“Hey! If you were a hotdog, and you were starving, would you eat yourself?” That’s Will Ferrell as Harry Caray contemplating deep ethical questions. Here’s another more realistic one, “If your ballpark burger were grown in a petri dish, would you eat it?”
A food writer, a food researcher, and a scientist attempted to answer that question Monday, when they tasted a lab-grown (or cultured) burger at a press event in London. The burger itself was grown in about three months, but the technology behind it took Maastricht University’s Professor Mark Post €250,000 and five years to develop.
We covered the story back in 2009, 2012, and more recently, in May of this year. The specifics haven’t changed terribly much, but one item most certainly has—always referred to as a “mystery investor,” the money man behind the project was recently revealed as Google’s Sergey Brin. In fact, he makes a cameo in the team’s pitch video.
How exactly do you make a burger in a lab?
Step one: Bovine biopsy. The team removed muscle cells from the shoulder of a cow and placed them in a petri dish around a cylindrical gel scaffold where they fed on a nutrient mix, including fetal bovine serum and antibiotics. (According to Post, they hope to move away from both fetal bovine serum and antibiotics in the future.)
Once anchored in place the ring of cells reflexively contract (no electric current necessary) and grow into a strand of muscle tissue. 20,000 such strands went into the finished burger. Each cell can create a trillion more like it, or as Professor Post notes, just a few cells become ten tons of meat.
Of course, the question of the day is, “What does this cultured beef burger taste like?”

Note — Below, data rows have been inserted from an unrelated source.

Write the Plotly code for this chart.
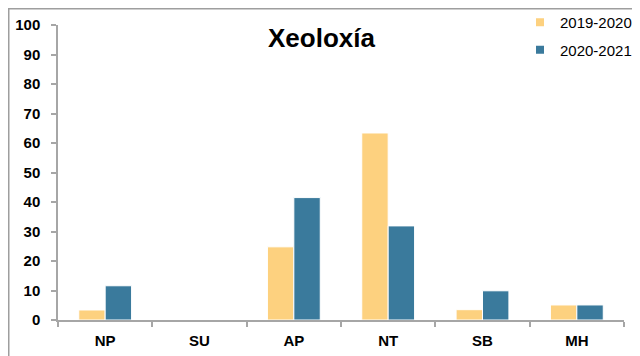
import plotly.graph_objects as go

categories = ["NP", "SU", "AP", "NT", "SB", "MH"]
series_2019_2020 = [3.4, 0, 24.8, 63.4, 3.5, 5.1]
series_2020_2021 = [11.6, 0, 41.5, 31.9, 9.9, 5.1]
series_names = ["2019-2020", "2020-2021"]
y_ticks = [0, 10, 20, 30, 40, 50, 60, 70, 80, 90, 100]

ORANGE = "#FDD17F"
BLUE = "#3A7A9C"
AXIS = "#A6A6A6"
FONT = "Liberation Sans, Arial, sans-serif"

OFF = 8  # page body margin
W, H = 640 - OFF, 356 - OFF
L, R, T, B = 58 - OFF, 16, 25 - OFF, 36
pw, ph = W - L - R, H - T - B

def px_x(x):
    return (x - OFF - L) / pw

def px_y(y):
    return (H - B - (y - OFF)) / ph

fig = go.Figure()
for name, vals, col in [(series_names[0], series_2019_2020, ORANGE),
                        (series_names[1], series_2020_2021, BLUE)]:
    fig.add_trace(go.Bar(
        x=categories, y=vals, name=name, showlegend=False,
        marker=dict(color=col, line=dict(color="white", width=1)),
    ))
# legend entries with small square markers
for i, (name, col) in enumerate([(series_names[0], ORANGE), (series_names[1], BLUE)]):
    fig.add_trace(go.Scatter(
        x=[None], y=[None], mode="markers", name=name,
        legendgroup=f"g{i}",
        marker=dict(symbol="square", size=8, color=col),
    ))

fig.update_layout(
    width=W, height=H,
    margin=dict(l=L, r=R, t=T, b=B, autoexpand=False),
    paper_bgcolor="white", plot_bgcolor="white",
    barmode="group", bargap=0.44, bargroupgap=0,
    showlegend=True,
    legend=dict(
        x=px_x(520), y=px_y(6), xanchor="left", yanchor="top",
        font=dict(family=FONT, size=15, color="black"),
        tracegroupgap=5, bgcolor="rgba(0,0,0,0)",
    ),
    annotations=[dict(
        text="Xeoloxía", x=px_x(321.5), y=px_y(38), xref="paper", yref="paper",
        showarrow=False, xanchor="center", yanchor="middle",
        font=dict(family=FONT, size=26, color="black", weight="bold"),
    )],
    shapes=[dict(
        type="rect", xref="paper", yref="paper",
        x0=px_x(OFF + 0.75), x1=px_x(700), y0=px_y(400), y1=px_y(OFF + 0.75),
        line=dict(color="#9E9E9E", width=1.5), layer="below",
    )],
)

fig.update_xaxes(
    type="category", showline=True, linecolor=AXIS, linewidth=1.5,
    ticks="outside", tickson="boundaries", ticklen=5, tickcolor=AXIS, tickwidth=1.5,
    showgrid=False, zeroline=False,
    tickfont=dict(family=FONT, size=15, color="black", weight="bold"),
    ticklabelstandoff=6,
)
fig.update_yaxes(
    range=[0, 100], tickvals=y_ticks,
    showline=True, linecolor=AXIS, linewidth=1.5,
    ticks="outside", ticklen=5, tickcolor=AXIS, tickwidth=1.5,
    showgrid=False, zeroline=False,
    tickfont=dict(family=FONT, size=15, color="black", weight="bold"),
    ticklabelstandoff=8,
)

fig.write_html("out.html")
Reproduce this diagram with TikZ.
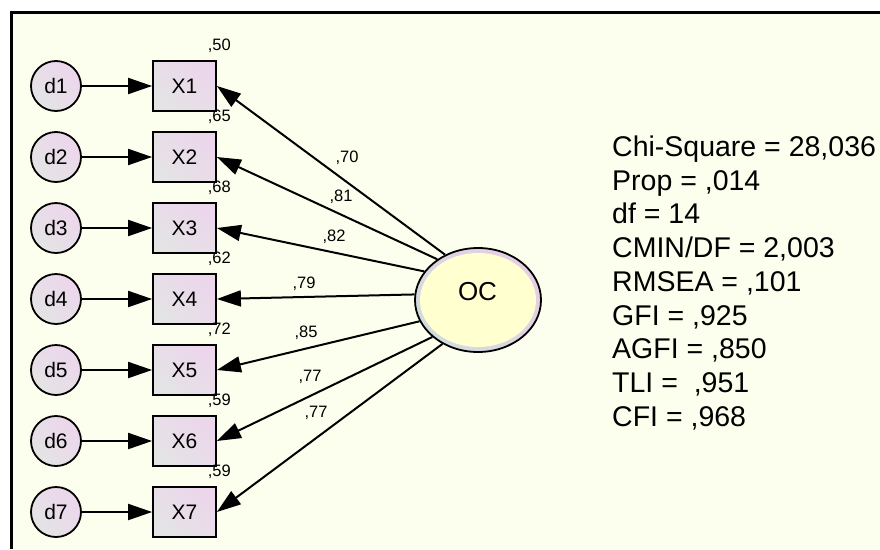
\documentclass[tikz,border=0pt]{standalone}
\usepackage{fontspec}
\setmainfont{Liberation Sans}
\usetikzlibrary{arrows.meta,shapes.geometric}

\definecolor{paper}{RGB}{253,255,238}
\definecolor{boxgray}{RGB}{228,228,228}
\definecolor{boxlilac}{RGB}{236,214,236}
\definecolor{ovalfill}{RGB}{255,255,208}
\definecolor{ringgray}{RGB}{210,220,222}
\definecolor{ringlilac}{RGB}{230,206,230}

\tikzset{
  errvar/.style={circle, draw=black, line width=1.8pt, minimum size=50pt, inner sep=0pt,
    left color=boxgray, right color=boxlilac, shading angle=135,
    font=\fontsize{21}{22}\selectfont},
  obsvar/.style={rectangle, draw=black, line width=1.8pt, minimum width=63pt, minimum height=50pt,
    inner sep=0pt, left color=boxgray, right color=boxlilac, shading angle=135,
    font=\fontsize{21}{22}\selectfont},
  latent/.style={ellipse, draw=black, line width=1.8pt, minimum width=126pt, minimum height=104pt,
    inner sep=0pt, left color=ringgray, right color=ringlilac, shading angle=135},
  arr/.style={line width=2pt, -{Triangle[length=24pt,width=16pt]}},
  coef/.style={font=\fontsize{16.5}{17}\selectfont, inner sep=0pt, anchor=base},
  rsq/.style={font=\fontsize{16.5}{17}\selectfont, inner sep=0pt, anchor=base east},
  fit/.style={font=\fontsize{28.5}{30}\selectfont, inner sep=0pt, anchor=base west},
}

\begin{document}
\begin{tikzpicture}[x=1pt, y=-1pt]
  \useasboundingbox (0,0) rectangle (880,549);
  \fill[white] (0,0) rectangle (880,549);
  \fill[paper] (11,12) rectangle (880,549);
  \draw[line width=3pt] (11,549) -- (11,12) -- (880,12);

  % observed indicators with their error terms
  \foreach \i/\y/\r in {1/86/50, 2/157/65, 3/228/68, 4/299/62, 5/370/72, 6/441/59, 7/512/59} {
    \node[errvar] (d\i) at (56,\y) {d\i};
    \node[obsvar] (x\i) at (184.5,\y) {X\i};
    \draw[arr] (d\i) -- (x\i);
    \node[rsq] (r\i) at (231,\y-36) {,\r};
  }

  % latent factor
  \node[latent] (oc) at (478,300) {};
  \fill[ovalfill] (478,300) ellipse [x radius=58pt, y radius=47pt];
  \node[font=\fontsize{26}{27}\selectfont, inner sep=0pt] (oclab) at (477.5,292) {OC};

  % factor loadings
  \draw[arr] (oc.126) -- (x1.east);
  \draw[arr] (oc.135) -- (x2.east);
  \draw[arr] (oc.152) -- (x3.east);
  \draw[arr] (oc.175) -- (x4.east);
  \draw[arr] (oc.200) -- (x5.east);
  \draw[arr] (oc.219) -- (x6.east);
  \draw[arr] (oc.231) -- (x7.east);

  \node[coef] (l1) at (347,162) {,70};
  \node[coef] (l2) at (341,201) {,81};
  \node[coef] (l3) at (334,241) {,82};
  \node[coef] (l4) at (304,288) {,79};
  \node[coef] (l5) at (306,337) {,85};
  \node[coef] (l6) at (310,381) {,77};
  \node[coef] (l7) at (316,417) {,77};

  % model fit summary
  \node[fit] (f1) at (612,156.5) {Chi-Square = 28,036};
  \node[fit] (f2) at (612,190.2) {Prop = ,014};
  \node[fit] (f3) at (612,223.9) {df = 14};
  \node[fit] (f4) at (612,257.6) {CMIN/DF = 2,003};
  \node[fit] (f5) at (612,291.3) {RMSEA = ,101};
  \node[fit] (f6) at (612,325.0) {GFI = ,925};
  \node[fit] (f7) at (612,358.7) {AGFI = ,850};
  \node[fit] (f8) at (612,392.4) {TLI = \ ,951};
  \node[fit] (f9) at (612,426.1) {CFI = ,968};
\end{tikzpicture}
\end{document}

Post was joined by Chicago food writer, Josh Schonwald, nutrition researcher, Hanni Rützler, and a chef, Richard McGeown, to cook the burger. Because the patty doesn’t naturally look exactly like a real burger—it lacks fat and blood—the researchers colored it with beet juice and saffron. McGeown noted it cooked just like a traditional burger.
As for the taste, let’s just say, it’s light years from “soggy pork” but would still be a challenging secret ingredient on Iron Chef. Rützler and Schonwald agreed the texture was very meaty but lean and not terribly juicy. Further, the taste was clearly lacking something—most likely added flavoring from fat.
Post told the audience the team is working to add fat, but culturing fat cells isn’t as easy as culturing muscle cells. He reiterated the burger is a proof-of-concept. Now that they’ve shown it can be done, it’s time to perfect the process. And along those lines, he said, “I think it’s a very good start.”
Cultured meat research is largely driven by the sense that the modern meat industry is unethical, unhealthy, and unsustainable. Theoretically, lab-grown meat would eventually be nearly identical to meat from a living cow, chicken, or pig, would remove the need to slaughter the animal, and would consume fewer resources in production.
Although Post’s cultured burger got an avalanche of press with his special London event—over 200 journalists and academics attended—there are others at work on cultured animal products. Singularity University’s Modern Meadow, for example, uses tissue engineering to create cultured leather and plans to apply similar technologies to meat production in the future.
We contacted the founder and CEO of Modern Meadow, Andras Forgacs, to put the London demonstration in perspective. He told us, “It still needs work in terms of flavor and becoming entirely animal slaughter-free, but it was an important proof-of-concept.” The fact the meat was visually pleasing, cooked well, and had a favorable mouth feel made the event a milestone in cultured meat.
So what’s next? As one journalist in the audience pointed out, there’s really no reason to stop at cows. Once perfected, you can take cells from any bird, mammal, or fish. And Forgacs notes that while the current focus is understandably on meat, similar “solutions are needed for other animal products which deplete the environment and cause animal harm—such as ivory, rhino horn, leather, shark fin, etc.”
As for meat, according to Post you won’t be buying tiger, bear, or penguin patties too soon—or even beef ones, for that matter. He estimates it’ll take a good 10 to 20 years to bring the tech from lab to grocery. That said, sometimes things move faster than even the experts expect. Forgacs said, “A decade is realistic for grocery sales. Twenty years is hopefully too conservative. Before then, however, I anticipate cultured meat being available at private tasting events and perhaps some adventurous restaurants.”